Samsung, the largest chaebol in South Korea, also briefly flirted with CIGS thin-film production, but the operations barely got beyond a pilot line in 2011.

As South Korean firms have struggled to remain relevant, Chinese competition essentially commoditized the market in a more efficient, proactive and coordinated manner.

ELITE Solar’s involvement of OCI Holdings for its new U.S. module supply strategy represents one of the most significant engagements of a South Korean company in the PV supply-chain since the chaebols entered the manufacturing arena and could turn out to be Derek Liu’s most astute move yet.

ELITE’s new Egypt operations

Until 10 days ago, there were two things I never imagined doing: standing at the base of the Great Pyramid of Giza and having a guided tour of a 2-GW TOPCon cell line in Egypt. I am not sure which experience surprised me most.

Let’s review ELITE Solar’s new 2-GW cell, 3-GW module fab in Egypt’s Suez Canal Economic Zone (SCZone). Thankfully, the equipment is all “new” – an important point given the history of Southeast Asian production lines moving from one country to another to evade tariffs.

ELITE Solar’s new TOPCon cell lines in Egypt utilize S.C New Energy’s PECVD tools for the poly-Si layer (PE-Poly), with automation provided by Jiangsong. Credit: Finlay Colville

The TOPCon cell lines are largely comprised of new Shenzhen S.C New Energy Technology tools with Jiangsong Science and Technology automation, deploying S.C New Energy’s preferred plasma-enhanced chemical vapor deposition (PECVD) tools for the key TOPCon steps.

The choice of S.C New Energy differs from T1 Energy’s selection of LAPLACE Renewable Energy, presumably utilizing its low pressure chemical vapor deposition (LPCVD) approach to TOPCon.

Over the past few years, S.C New Energy and LAPLACE have become rivals during what has become a defining technical battle of the TOPCon era, with S.C New Energy seeing strong adoption for PECVD in new TOPCon lines – to accomplish tunnel oxide growth, deposition of the poly-Si layer and crystallization/doping – after the use of LPCVD that was championed largely by Jinko.

What next for ELITE Solar?

While ramping up the Egypt facility, ELITE Solar is likely mapping its 2030 trajectory. Several factors will define its role in the industry at this point.

The initial output from the SCZone hub targets ELITE Solar’s U.S. pipeline, yet this cell and module base is a clear stepping stone into the global supply arena. Egypt’s plan to transform from a service economy into an industrial export powerhouse designates ELITE Solar’s factory as a test case for the country’s long-term goals.

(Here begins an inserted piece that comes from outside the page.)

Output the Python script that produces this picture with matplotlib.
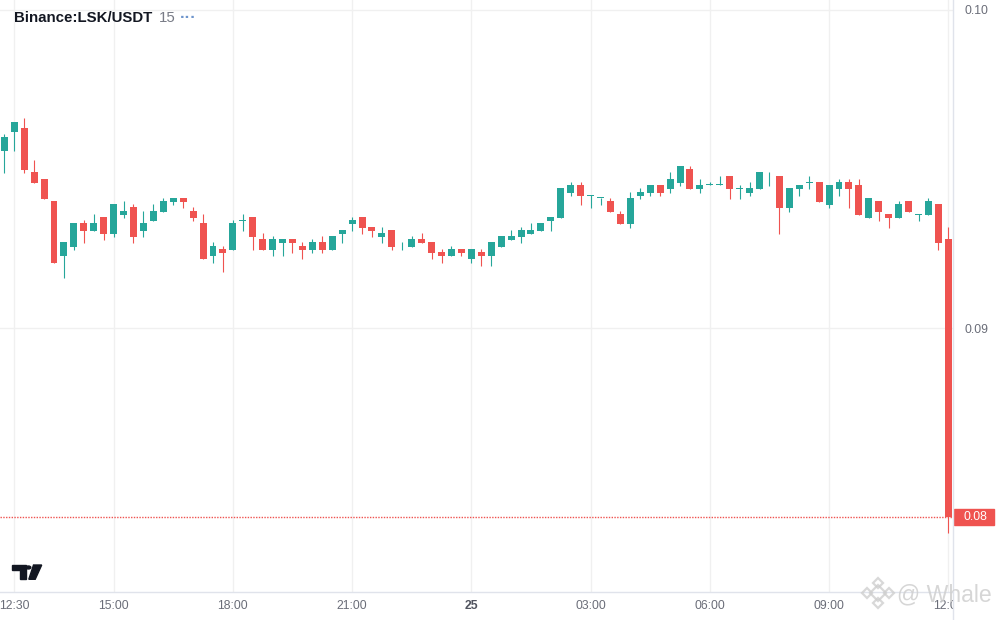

Currently, ELITE Solar serves the United States via Egypt and Indonesia. However, an exit from Indonesia is likely already drafted, ending a successful Southeast Asian chapter for cell and module production. Conversely, the association with OCI remains a Southeast Asian anchor, utilizing Malaysian polysilicon and wafers produced in Vietnam. As the strategic “brains” with the end-market connections, ELITE Solar essentially balances OCI’s majority ownership in the wafer JV with its own operational know-how.

OCI’s Malaysian operations – now rebranded as OCI TerraSus – provide one of the few non-Chinese polysilicon offerings. Given the scarcity of “clean” polysilicon feedstock, these Malaysian assets have likely already surfaced as prime acquisition targets.

Another topic relates to U.S. manufacturing. To secure long-term U.S. revenue through 2030, domestic cell and module production is essential to access 45X production credits. In this context, the “availability” of OCI’s Mission Solar module assembly facility in San Antonio, Texas, should be considered. This facility is now almost 12 years old and despite OCI’s intentions to add cell capacity, the Texas operations has generally lacked any strong direction or purpose.

Navigating prohibited foreign entity thresholds remains the final hurdle. Here, ELITE Solar appears to hold a structural advantage: OCI (South Korea) owns 65% of the Vietnam wafer facility via the Singapore-based OCI ONE special purpose vehicle. This ownership level should keep ELITE Solar one step ahead of the trade regulations that many of the company’s competitors have yet to address.